Perhaps our greatest public policy challenge will be to determine when, if at all, it will be appropriate to make the transition from predictive testing for high-risk individuals and families within a research context to testing for the general population.  Will the commercial market promote testing for the general population before we have been able to carry out the benefit/risk analysis even in the high-risk population?  As the flow of genetic information increases, so too will the risk of its misuse.  Should testing be restricted until we enact anti-discrimination and genetic privacy legislation nationwide?  What implications will testing have on cancer surveillance and prevention strategies within our healthcare system?  How will individuals be able to integrate predictive testing results with health behavior, lifestyle, and environmental factors that may significantly contribute to cancer morbidity and mortality?  These questions have no simple answers.

Thus, given the varied state approaches that have developed in recent years, and the noteworthy but incomplete federal approaches, it is imperative that we develop comprehensive federal strategies to protect the public.  For today, we face the onset of a revolution.  Federal legislation stands to offer a pre-emptive strike in favor of genetic privacy and against genetic discrimination, potentially helping individuals to avoid doing battle alone in the health insurance arena. 

Thank you.

SUMMARY

  • Genetic information is personal, powerful, predictive, pedigree-sensitive, permanent, and prejudicial.  As a result, it is information people commonly wish to keep private. 

  • State legislative approaches attempt to integrate protection against discrimination in insurance practices, coverage, benefits, and rates with some privacy.  This creates a patchwork of protections within our nation.

  • At the federal level, the Health Insurance Portability and Accountability Act of 1996, or HIPAA, is a first step in the evolution of federal legislation, but significant gaps remain.  The recently published HHS Privacy Rule also fails to provide the kind of protection that can be uniquely afforded by strong anti-discrimination legislation.  Meaningful anti-discrimination legislation must include comprehensive privacy protections.

  • Neither the current state-level approach nor the federal-level approaches provide the comprehensive protection needed.  The recommendations developed by the National Action Plan on Breast Cancer (NAPBC) and the Working Group on Ethical, Legal and Social Implication of the Human Genome Project (ELSI) to protect against genetic discrimination continue to provide the standard for public policy.     

  1. Insurance providers should be prohibited from using genetic information, or an individual's request for genetic services, to deny or limit any coverage or establish eligibility, continuation, enrollment or contribution requirements.

  2. Insurance providers should be prohibited from establishing differential rates or premium payments based on genetic information, or an individual's request for genetic services.
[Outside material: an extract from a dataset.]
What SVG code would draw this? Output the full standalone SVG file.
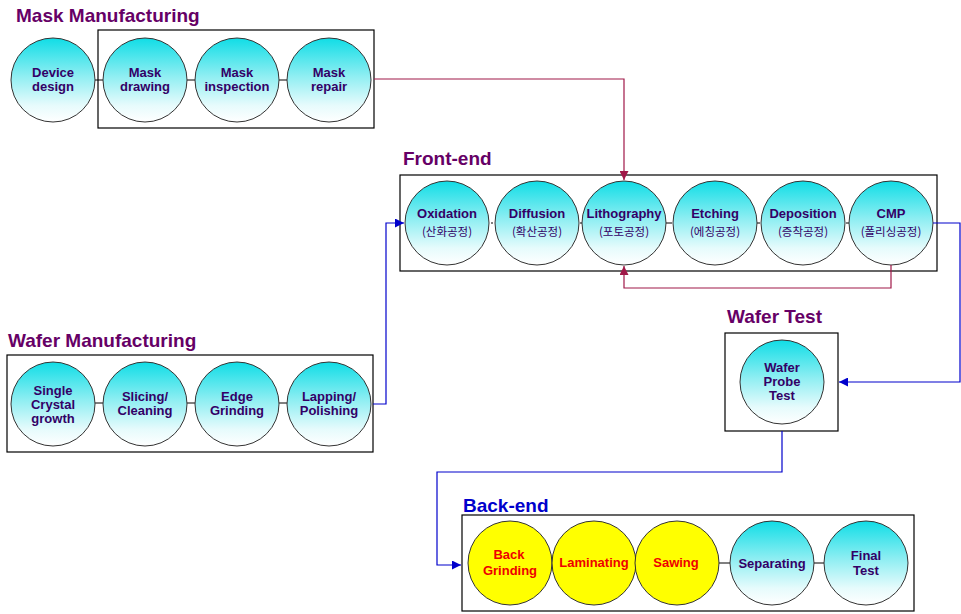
<svg xmlns="http://www.w3.org/2000/svg" width="961" height="614" viewBox="0 0 961 614">
<defs>
<linearGradient id="cy" x1="0" y1="0" x2="0" y2="1">
<stop offset="0" stop-color="#10dde6"/>
<stop offset="0.45" stop-color="#8eeef2"/>
<stop offset="0.8" stop-color="#e6fbfc"/>
<stop offset="1" stop-color="#ffffff"/>
</linearGradient>
<marker id="ar" viewBox="0 0 10 10" refX="10" refY="5" markerWidth="9" markerHeight="9" markerUnits="userSpaceOnUse" orient="auto"><path d="M0,0 L10,5 L0,10 z" fill="#a01848"/></marker>
<marker id="ab" viewBox="0 0 10 10" refX="10" refY="5" markerWidth="9" markerHeight="9" markerUnits="userSpaceOnUse" orient="auto"><path d="M0,0 L10,5 L0,10 z" fill="#0000cc"/></marker>
<style>
.box{fill:#fff;stroke:#000;stroke-width:1.2}
.c{fill:url(#cy);stroke:#333;stroke-width:1}
.y{fill:#ffff00;stroke:#333;stroke-width:1}
.l{stroke:#000;stroke-width:1;fill:none}
.t{font-family:"Liberation Sans","Noto Sans CJK KR",sans-serif;font-size:13px;font-weight:bold;fill:#330066;text-anchor:middle}
.k{font-family:"Noto Sans CJK KR","Liberation Sans",sans-serif;font-size:11.5px;fill:#330066;text-anchor:middle}
.r{fill:#ee0000}
.h{font-family:"Liberation Sans",sans-serif;font-size:19px;font-weight:bold;fill:#660066}
.red{stroke:#a01848;stroke-width:1.2;fill:none}
.blue{stroke:#0000cc;stroke-width:1.2;fill:none}
</style>
</defs>
<rect width="961" height="614" fill="#fff"/>

<!-- Mask Manufacturing -->
<g id="mask">
<text class="h" x="16" y="22">Mask Manufacturing</text>
<rect class="box" x="98" y="30" width="276" height="98"/>
<line class="l" x1="95" y1="80" x2="103" y2="80"/>
<line class="l" x1="187" y1="80" x2="195" y2="80"/>
<line class="l" x1="279" y1="80" x2="287" y2="80"/>
</g>
<g id="device-design"><circle class="c" cx="53" cy="80" r="42"/><text class="t" x="53" y="77">Device</text><text class="t" x="53" y="91">design</text></g>
<g id="mask-drawing"><circle class="c" cx="145" cy="80" r="42"/><text class="t" x="145" y="77">Mask</text><text class="t" x="145" y="91">drawing</text></g>
<g id="mask-inspection"><circle class="c" cx="237" cy="80" r="42"/><text class="t" x="237" y="77">Mask</text><text class="t" x="237" y="91">inspection</text></g>
<g id="mask-repair"><circle class="c" cx="329" cy="80" r="42"/><text class="t" x="329" y="77">Mask</text><text class="t" x="329" y="91">repair</text></g>

<!-- Front-end -->
<g id="front-end">
<text class="h" x="403" y="165">Front-end</text>
<rect class="box" x="400" y="175" width="537" height="96"/>
<line class="l" x1="491" y1="223" x2="493" y2="223"/>
<line class="l" x1="580" y1="223" x2="582" y2="223"/>
<line class="l" x1="666" y1="223" x2="672" y2="223"/>
<line class="l" x1="757" y1="223" x2="760" y2="223"/>
<line class="l" x1="846" y1="223" x2="849" y2="223"/>
</g>
<g id="oxidation"><circle class="c" cx="447" cy="223" r="42"/><text class="t" x="447" y="218">Oxidation</text><text class="k" x="447" y="236">(산화공정)</text></g>
<g id="diffusion"><circle class="c" cx="537" cy="223" r="42"/><text class="t" x="537" y="218">Diffusion</text><text class="k" x="537" y="236">(확산공정)</text></g>
<g id="lithography"><circle class="c" cx="624" cy="223" r="42"/><text class="t" x="624" y="218">Lithography</text><text class="k" x="624" y="236">(포토공정)</text></g>
<g id="etching"><circle class="c" cx="715" cy="223" r="42"/><text class="t" x="715" y="218">Etching</text><text class="k" x="715" y="236">(에칭공정)</text></g>
<g id="deposition"><circle class="c" cx="803" cy="223" r="42"/><text class="t" x="803" y="218">Deposition</text><text class="k" x="803" y="236">(증착공정)</text></g>
<g id="cmp"><circle class="c" cx="891" cy="223" r="42"/><text class="t" x="891" y="218">CMP</text><text class="k" x="891" y="236">(폴리싱공정)</text></g>

<!-- Wafer Manufacturing -->
<g id="wafer-mfg">
<text class="h" x="8" y="347">Wafer Manufacturing</text>
<rect class="box" x="7" y="355" width="366" height="97"/>
<line class="l" x1="95" y1="403" x2="103" y2="403"/>
<line class="l" x1="187" y1="403" x2="195" y2="403"/>
<line class="l" x1="279" y1="403" x2="287" y2="403"/>
</g>
<g id="single-crystal"><circle class="c" cx="53" cy="404" r="42"/><text class="t" x="53" y="395">Single</text><text class="t" x="53" y="409">Crystal</text><text class="t" x="53" y="423">growth</text></g>
<g id="slicing"><circle class="c" cx="145" cy="404" r="42"/><text class="t" x="145" y="401">Slicing/</text><text class="t" x="145" y="415">Cleaning</text></g>
<g id="edge-grinding"><circle class="c" cx="237" cy="404" r="42"/><text class="t" x="237" y="401">Edge</text><text class="t" x="237" y="415">Grinding</text></g>
<g id="lapping"><circle class="c" cx="329" cy="404" r="42"/><text class="t" x="329" y="401">Lapping/</text><text class="t" x="329" y="415">Polishing</text></g>

<!-- Wafer Test -->
<g id="wafer-test">
<text class="h" x="727" y="323">Wafer Test</text>
<rect class="box" x="725" y="333" width="113" height="98"/>
</g>
<g id="wafer-probe"><circle class="c" cx="782" cy="382" r="42"/><text class="t" x="782" y="372">Wafer</text><text class="t" x="782" y="386">Probe</text><text class="t" x="782" y="400">Test</text></g>

<!-- Back-end -->
<g id="back-end">
<text class="h" x="463" y="512" style="fill:#0000cc">Back-end</text>
<rect class="box" x="462" y="515" width="452" height="96"/>
<line class="l" x1="719" y1="563" x2="730" y2="563"/>
<line class="l" x1="814" y1="563" x2="824" y2="563"/>
</g>
<g id="back-grinding"><circle class="y" cx="510" cy="563" r="42"/><text class="t r" x="509" y="559">Back</text><text class="t r" x="510" y="575">Grinding</text></g>
<g id="laminating"><circle class="y" cx="594" cy="563" r="42"/><text class="t r" x="594" y="567">Laminating</text></g>
<g id="sawing"><circle class="y" cx="677" cy="563" r="42"/><text class="t r" x="676" y="567">Sawing</text></g>
<g id="separating"><circle class="c" cx="772" cy="563" r="42"/><text class="t" x="772" y="568">Separating</text></g>
<g id="final-test"><circle class="c" cx="866" cy="563" r="42"/><text class="t" x="866" y="560">Final</text><text class="t" x="866" y="575">Test</text></g>

<!-- Connectors -->
<g id="connectors">
<polyline class="red" points="374,79 624,79 624,180" marker-end="url(#ar)"/>
<polyline class="red" points="891,265 891,288 624,288 624,266" marker-end="url(#ar)"/>
<polyline class="blue" points="373,404 386,404 386,223 404,223" marker-end="url(#ab)"/>
<polyline class="blue" points="933,223 960,223 960,382 839,382" marker-end="url(#ab)"/>
<polyline class="blue" points="782,431 782,472 437,472 437,565 461,565" marker-end="url(#ab)"/>
</g>
</svg>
  3. Insurance providers should be prohibited from requesting or requiring collection or disclosure of genetic information.

  4. Insurance providers and other holders of genetic information should be prohibited from releasing genetic information without prior written authorization of the individual.  Written authorization should be required for each disclosure and include to whom the disclosure would be made. 

  • Additionally, federal legislation must include a strong enforcement provision, so that individuals who experience genetic discrimination or privacy violations not only will have the right to seek legal redress, but will have access to meaningful remedies.